Mastering Executive Function Skills from School to Adult Life
Featuring Carol Burmeister and Sheri Wilkins
Students with autism and related disabilities often struggle with executive function (EF) skills. The good news for parents and educators is that EF skills can be taught. Furthermore, students can be taught to select and use strategies for building EF skills independently, leading to greater self-determination and success in school and life after school. Teaching through a gradual release of responsibility, teachers can prepare students to use strategies effectively across environments.
Agenda
Welcome and Introductions
Overview of Executive Function
Current Outcomes for Our Students When They Leave High School
Self-Directed Students: Teaching Strategies Through Gradual Release of Responsibility
Resources (Including Strategy Cards with Directions for Learners)
Question and Answers
Closing Remarks
Biographies
Carol Burmeister, M.A., has a life-long passion for supporting individuals, their families, and the schools and community settings that serve them. Her professional experience includes serving as a paraeducator, general education teacher, special educator, program specialist, university instructor, and consultant across a variety of educational settings.
Armed with the knowledge that evidence-based intervention practices for children with ASD are the basis on which effective programs are built, Carol served as a reviewer on both the National Professional Development Center on Autism Spectrum Disorders’ and the National Clearinghouse on Autism Evidence and Practices’ updates on evidence-based practices. For the past several years, her work has focused on the crucial topic of executive function (EF), helping students and parents as well as educators understand the complexity of social, academic, and behavioral challenges that accompany EF deficits and how teaching specific skills in childhood and adolescence can have a positive impact on adulthood.
Carol has presented at regional, national, and international conferences and has authored several articles on this topic. In addition, she is co-author, with Dr. Sheri Wilkins, of the book, FLIPP the Switch: Strengthen Executive Function Skills as well as FLIPP the Switch 2.0: Mastering Executive Function Skills from School to Adult Life for Students with Autism, co-authored with Dr. Wilkins and Dr. Rebecca Silva.
Sheri Wilkins, PhD has worked in the field of special education as a paraprofessional, teacher, university professor and professional developer for over 35 years and has had extensive experience in advising, coaching, training, and facilitating. Sheri has expertise in Direct Instruction, positive behavior supports, curriculum and instruction, school culture, special education and systems change. She has worked with school systems across the U.S. and in Japan and Australia to bring together stakeholders in conversations designed to increase collaboration, positively impact teaching and learning, and build dynamic educational systems that are student-focused and results-driven.
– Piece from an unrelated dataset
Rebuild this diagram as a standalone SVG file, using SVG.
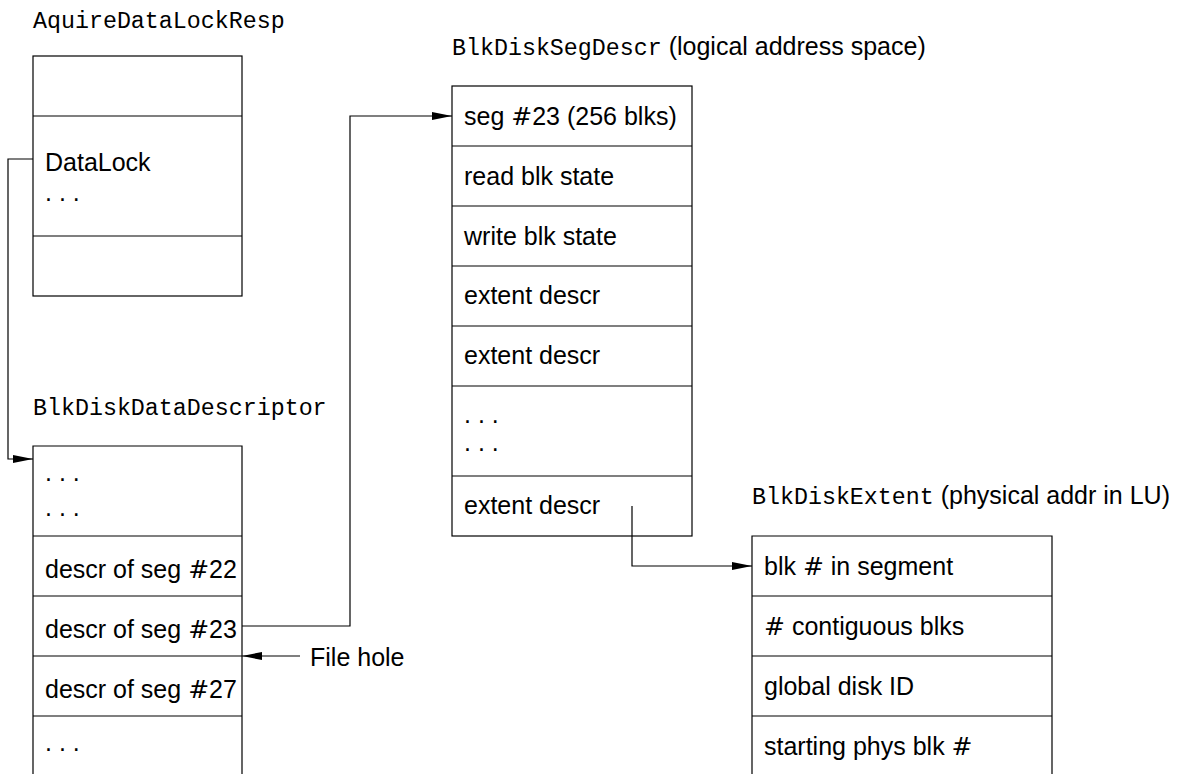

She is the proud mom of four sons and grandmother of five grandchildren. In 2009, following the car accident and traumatic brain injury of one of her children, Dr. Sheri focused her attention on researching specific strategies for developing executive function skills and sharing those strategies with parents and educators. This experience led Dr. Sheri to write, with co-author with Carol Burmeister, FLIPP the Switch: Strengthen Executive Function Skills.